Little Manilla, un autre visage d’Israël

© Johanna Geron

Loin de leurs îles natales, des immigrants philippins, dont un tiers sont en situation illégale, ont recréé dans l’ombre de Tel-Aviv leur communauté d’origine. Discrète, presque silencieuse, travaillant dur et sans faire de vagues, elle serait presque considérée comme une force pour l’Etat hébreu.

Samedi, jour du shabbat, la station centrale de Tel-Aviv est comme à l'accoutumée déserte et calme, presque fantomatique. En nous apercevant, le garde à l’entrée de ce monstre de béton rougeâtre, réalisé par l'architecte israélien Ram Kami, ouvre de grands yeux incrédules: «Que faites-vous là? C’est fermé.» Pas tout à fait, mais il n’a pas l’habitude de voir des «civils» durant le week-end. Les jours ouvrables, des centaines de bus desservant tout le pays transitent par la Tahana Merkazit. Plus de 80'000 personnes arpentent quotidiennement ses 230'000 m² répartis sur sept niveaux desservis par 29 escalateurs et 13 ascenseurs. Jusqu’en 2010, ce véritable labyrinthe qui s’étire le long de la rue Levisnky au sud de la ville était considéré comme la plus grande gare routière du monde, avant d’être détrônée par le Millennium Park Bus Depot de New Delhi. Au quatrième étage, à l’écart des regards curieux, le cœur d’une autre cité palpite. Bienvenue dans «Little Manilla» où pour 2 euros, on repart avec sa barquette de porc, et où le filipino a détrôné l'hébreu.

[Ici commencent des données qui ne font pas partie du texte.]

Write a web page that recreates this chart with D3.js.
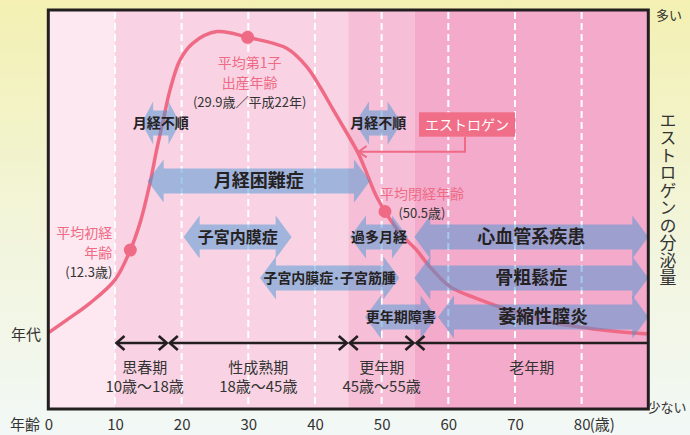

Enseignes en tagalog, restaurants et supermarchés débordants de produits importés, on s'y croirait presque. Sur les sièges en plastique où les Israéliens attendent habituellement leur bus, deux femmes ont improvisé un salon d’esthétique et vernissent les ongles des pieds pour 25 shekels (quelque 7 francs). Le néon rouge du Manila Kamayan Mini Market clignote pour appâter le chaland. Inutile tant le supermarché est plein à craquer. Il faut suivre une allée descendante, sale et sombre pour se retrouver de l’autre côté de ce marché philippin. En contrebas brillent des étals de fruits et de légumes exotiques qu’on peine à trouver au centre-ville. Les papayes et les melons verts sont éclatants, lisses, brillants. Ici, des beignets de bananes frits luisent d’huile dans leurs barquettes en aluminium; là, sur les comptoirs près des caisses, des beignets au porc et à la patate douce à la vapeur sont alignés dans leurs paniers en bambou; là-bas, des piles de Tupperwares en équilibre incertain débordent de nouilles sautées. Le fumet de la soupe de haricots rouge mungo qui prend au nez tant elle est épicée se mélange à celui du batchoy, une soupe de nouilles aux abats de porc, typique de la ville de La Paz, et aux effluves des brochettes de bœuf.